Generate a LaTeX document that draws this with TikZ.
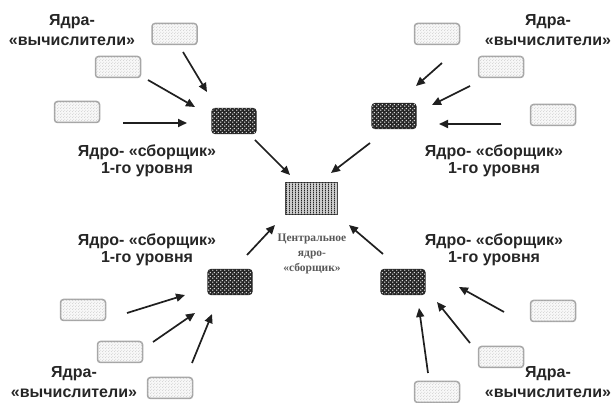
\documentclass[tikz,border=0pt]{standalone}
\usepackage{fontspec}
\setmainfont{Liberation Sans}
\newfontfamily\serf{Liberation Serif}
\usetikzlibrary{patterns,arrows.meta}
\pgfdeclarepatternformonly{ckdots}{\pgfpointorigin}{\pgfqpoint{4pt}{4pt}}{\pgfqpoint{4pt}{4pt}}{%
  \pgfpathcircle{\pgfqpoint{1pt}{1pt}}{0.9pt}%
  \pgfpathcircle{\pgfqpoint{3pt}{3pt}}{0.9pt}%
  \pgfusepath{fill}}
\pgfdeclarepatternformonly{finedots}{\pgfpointorigin}{\pgfqpoint{3pt}{3pt}}{\pgfqpoint{3pt}{3pt}}{%
  \pgfpathcircle{\pgfqpoint{0.75pt}{0.75pt}}{0.5pt}%
  \pgfpathcircle{\pgfqpoint{2.25pt}{2.25pt}}{0.5pt}%
  \pgfusepath{fill}}
\pgfdeclarepatternformonly{vstripes}{\pgfpointorigin}{\pgfqpoint{2.6pt}{2pt}}{\pgfqpoint{2.6pt}{2pt}}{%
  \pgfpathrectangle{\pgfqpoint{0pt}{0pt}}{\pgfqpoint{1.1pt}{2pt}}%
  \pgfusepath{fill}}
\tikzset{
  compbox/.style={draw=gray!70, line width=1.5pt, rounded corners=3pt, fill=gray!6,
    postaction={pattern=finedots, pattern color=gray!50},
    minimum width=45pt, minimum height=21pt, inner sep=0pt},
  asmbox/.style={draw=black!85, line width=1.2pt, rounded corners=3pt, fill=black!85,
    postaction={pattern=ckdots, pattern color=white!85!black},
    minimum width=44pt, minimum height=25pt, inner sep=0pt},
  ctrbox/.style={draw=black!70, line width=1pt, fill=gray!40,
    postaction={pattern=vstripes, pattern color=black!85},
    minimum width=52pt, minimum height=32pt, inner sep=0pt},
  arr/.style={line width=1.7pt, draw=black!88, -{Triangle[length=9pt,width=8pt]}},
  lab/.style={font=\fontsize{16}{17}\selectfont\bfseries, text=black!85, align=center, inner sep=0pt},
  clab/.style={font=\fontsize{16}{20}\selectfont\bfseries, text=black!85, align=center, inner sep=0pt},
  ctxt/.style={font=\serf\fontsize{11.5}{15}\selectfont\bfseries, text=black!65, align=center, inner sep=0pt}
}
\begin{document}
\begin{tikzpicture}[x=1pt,y=-1pt]
\useasboundingbox (0,0) rectangle (614,403);
% central node
\node[ctrbox] (C) at (311,199) {};
\node[ctxt] (Ct) at (312,254) {Центральное\\ядро-\\«сборщик»};
% top-left
\node[compbox] (A1) at (174.5,34) {};
\node[compbox] (A2) at (118,67) {};
\node[compbox] (A3) at (77,112) {};
\node[asmbox] (B1) at (234,121) {};
\node[clab] (LA) at (72,30) {Ядра-\\«вычислители»};
\node[lab] (LB1) at (147,161) {Ядро- «сборщик»\\1-го уровня};
% top-right
\node[compbox] (T1) at (437,34) {};
\node[compbox] (T2) at (501,67) {};
\node[compbox] (T3) at (553,115) {};
\node[asmbox] (B2) at (394,116) {};
\node[clab] (LT) at (548,30) {Ядра-\\«вычислители»};
\node[lab] (LB2) at (494,161) {Ядро- «сборщик»\\1-го уровня};
% bottom-left
\node[compbox] (D1) at (83,310) {};
\node[compbox] (D2) at (120,352) {};
\node[compbox] (D3) at (170,388) {};
\node[asmbox] (B3) at (230,282) {};
\node[clab] (LD) at (74,382) {Ядра-\\«вычислители»};
\node[lab] (LB3) at (147,250) {Ядро- «сборщик»\\1-го уровня};
% bottom-right
\node[compbox] (E1) at (553,311) {};
\node[compbox] (E2) at (501,357) {};
\node[compbox] (E3) at (437,392) {};
\node[asmbox] (B4) at (403,282) {};
\node[clab] (LE) at (548,382) {Ядра-\\«вычислители»};
\node[lab] (LB4) at (494,250) {Ядро- «сборщик»\\1-го уровня};
% arrows top-left
\draw[arr] ([shift={(8.5,18)}]A1.center) -- ([shift={(-27,-29)}]B1.center);
\draw[arr] ([shift={(30,13)}]A2.center) -- ([shift={(-39,-14)}]B1.center);
\draw[arr] ([shift={(46,11)}]A3.center) -- ([shift={(-47,2)}]B1.center);
\draw[arr] ([shift={(21,19)}]B1.center) -- ([shift={(-21,-24)}]C.center);
% arrows top-right
\draw[arr] ([shift={(5,29)}]T1.center) -- ([shift={(22,-30)}]B2.center);
\draw[arr] ([shift={(-31,19)}]T2.center) -- ([shift={(38,-11)}]B2.center);
\draw[arr] ([shift={(-52,9)}]T3.center) -- ([shift={(45,8)}]B2.center);
\draw[arr] ([shift={(-24,27)}]B2.center) -- ([shift={(20,-26)}]C.center);
% arrows bottom-left
\draw[arr] ([shift={(44,3)}]D1.center) -- ([shift={(-45,13)}]B3.center);
\draw[arr] ([shift={(33,-10)}]D2.center) -- ([shift={(-35,31)}]B3.center);
\draw[arr] ([shift={(22,-25)}]D3.center) -- ([shift={(-18,32)}]B3.center);
\draw[arr] ([shift={(17,-27)}]B3.center) -- ([shift={(-36,26)}]C.center);
% arrows bottom-right
\draw[arr] ([shift={(-49,1)}]E1.center) -- ([shift={(56,5)}]B4.center);
\draw[arr] ([shift={(-31,-14)}]E2.center) -- ([shift={(34,20)}]B4.center);
\draw[arr] ([shift={(-9,-19)}]E3.center) -- ([shift={(16,26)}]B4.center);
\draw[arr] ([shift={(-20,-28)}]B4.center) -- ([shift={(38,26)}]C.center);
\end{tikzpicture}
\end{document}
+--
Given task ▸
Leave out the pictures and output the rest of the material exactly as written.

Solved problem ▸
Generate a LaTeX document that draws this with TikZ.
\documentclass[tikz,border=0pt]{standalone}
\usepackage{fontspec}
\setmainfont{Liberation Sans}
\newfontfamily\serf{Liberation Serif}
\usetikzlibrary{patterns,arrows.meta}
\pgfdeclarepatternformonly{ckdots}{\pgfpointorigin}{\pgfqpoint{4pt}{4pt}}{\pgfqpoint{4pt}{4pt}}{%
  \pgfpathcircle{\pgfqpoint{1pt}{1pt}}{0.9pt}%
  \pgfpathcircle{\pgfqpoint{3pt}{3pt}}{0.9pt}%
  \pgfusepath{fill}}
\pgfdeclarepatternformonly{finedots}{\pgfpointorigin}{\pgfqpoint{3pt}{3pt}}{\pgfqpoint{3pt}{3pt}}{%
  \pgfpathcircle{\pgfqpoint{0.75pt}{0.75pt}}{0.5pt}%
  \pgfpathcircle{\pgfqpoint{2.25pt}{2.25pt}}{0.5pt}%
  \pgfusepath{fill}}
\pgfdeclarepatternformonly{vstripes}{\pgfpointorigin}{\pgfqpoint{2.6pt}{2pt}}{\pgfqpoint{2.6pt}{2pt}}{%
  \pgfpathrectangle{\pgfqpoint{0pt}{0pt}}{\pgfqpoint{1.1pt}{2pt}}%
  \pgfusepath{fill}}
\tikzset{
  compbox/.style={draw=gray!70, line width=1.5pt, rounded corners=3pt, fill=gray!6,
    postaction={pattern=finedots, pattern color=gray!50},
    minimum width=45pt, minimum height=21pt, inner sep=0pt},
  asmbox/.style={draw=black!85, line width=1.2pt, rounded corners=3pt, fill=black!85,
    postaction={pattern=ckdots, pattern color=white!85!black},
    minimum width=44pt, minimum height=25pt, inner sep=0pt},
  ctrbox/.style={draw=black!70, line width=1pt, fill=gray!40,
    postaction={pattern=vstripes, pattern color=black!85},
    minimum width=52pt, minimum height=32pt, inner sep=0pt},
  arr/.style={line width=1.7pt, draw=black!88, -{Triangle[length=9pt,width=8pt]}},
  lab/.style={font=\fontsize{16}{17}\selectfont\bfseries, text=black!85, align=center, inner sep=0pt},
  clab/.style={font=\fontsize{16}{20}\selectfont\bfseries, text=black!85, align=center, inner sep=0pt},
  ctxt/.style={font=\serf\fontsize{11.5}{15}\selectfont\bfseries, text=black!65, align=center, inner sep=0pt}
}
\begin{document}
\begin{tikzpicture}[x=1pt,y=-1pt]
\useasboundingbox (0,0) rectangle (614,403);
% central node
\node[ctrbox] (C) at (311,199) {};
\node[ctxt] (Ct) at (312,254) {Центральное\\ядро-\\«сборщик»};
% top-left
\node[compbox] (A1) at (174.5,34) {};
\node[compbox] (A2) at (118,67) {};
\node[compbox] (A3) at (77,112) {};
\node[asmbox] (B1) at (234,121) {};
\node[clab] (LA) at (72,30) {Ядра-\\«вычислители»};
\node[lab] (LB1) at (147,161) {Ядро- «сборщик»\\1-го уровня};
% top-right
\node[compbox] (T1) at (437,34) {};
\node[compbox] (T2) at (501,67) {};
\node[compbox] (T3) at (553,115) {};
\node[asmbox] (B2) at (394,116) {};
\node[clab] (LT) at (548,30) {Ядра-\\«вычислители»};
\node[lab] (LB2) at (494,161) {Ядро- «сборщик»\\1-го уровня};
% bottom-left
\node[compbox] (D1) at (83,310) {};
\node[compbox] (D2) at (120,352) {};
\node[compbox] (D3) at (170,388) {};
\node[asmbox] (B3) at (230,282) {};
\node[clab] (LD) at (74,382) {Ядра-\\«вычислители»};
\node[lab] (LB3) at (147,250) {Ядро- «сборщик»\\1-го уровня};
% bottom-right
\node[compbox] (E1) at (553,311) {};
\node[compbox] (E2) at (501,357) {};
\node[compbox] (E3) at (437,392) {};
\node[asmbox] (B4) at (403,282) {};
\node[clab] (LE) at (548,382) {Ядра-\\«вычислители»};
\node[lab] (LB4) at (494,250) {Ядро- «сборщик»\\1-го уровня};
% arrows top-left
\draw[arr] ([shift={(8.5,18)}]A1.center) -- ([shift={(-27,-29)}]B1.center);
\draw[arr] ([shift={(30,13)}]A2.center) -- ([shift={(-39,-14)}]B1.center);
\draw[arr] ([shift={(46,11)}]A3.center) -- ([shift={(-47,2)}]B1.center);
\draw[arr] ([shift={(21,19)}]B1.center) -- ([shift={(-21,-24)}]C.center);
% arrows top-right
\draw[arr] ([shift={(5,29)}]T1.center) -- ([shift={(22,-30)}]B2.center);
\draw[arr] ([shift={(-31,19)}]T2.center) -- ([shift={(38,-11)}]B2.center);
\draw[arr] ([shift={(-52,9)}]T3.center) -- ([shift={(45,8)}]B2.center);
\draw[arr] ([shift={(-24,27)}]B2.center) -- ([shift={(20,-26)}]C.center);
% arrows bottom-left
\draw[arr] ([shift={(44,3)}]D1.center) -- ([shift={(-45,13)}]B3.center);
\draw[arr] ([shift={(33,-10)}]D2.center) -- ([shift={(-35,31)}]B3.center);
\draw[arr] ([shift={(22,-25)}]D3.center) -- ([shift={(-18,32)}]B3.center);
\draw[arr] ([shift={(17,-27)}]B3.center) -- ([shift={(-36,26)}]C.center);
% arrows bottom-right
\draw[arr] ([shift={(-49,1)}]E1.center) -- ([shift={(56,5)}]B4.center);
\draw[arr] ([shift={(-31,-14)}]E2.center) -- ([shift={(34,20)}]B4.center);
\draw[arr] ([shift={(-9,-19)}]E3.center) -- ([shift={(16,26)}]B4.center);
\draw[arr] ([shift={(-20,-28)}]B4.center) -- ([shift={(38,26)}]C.center);
\end{tikzpicture}
\end{document}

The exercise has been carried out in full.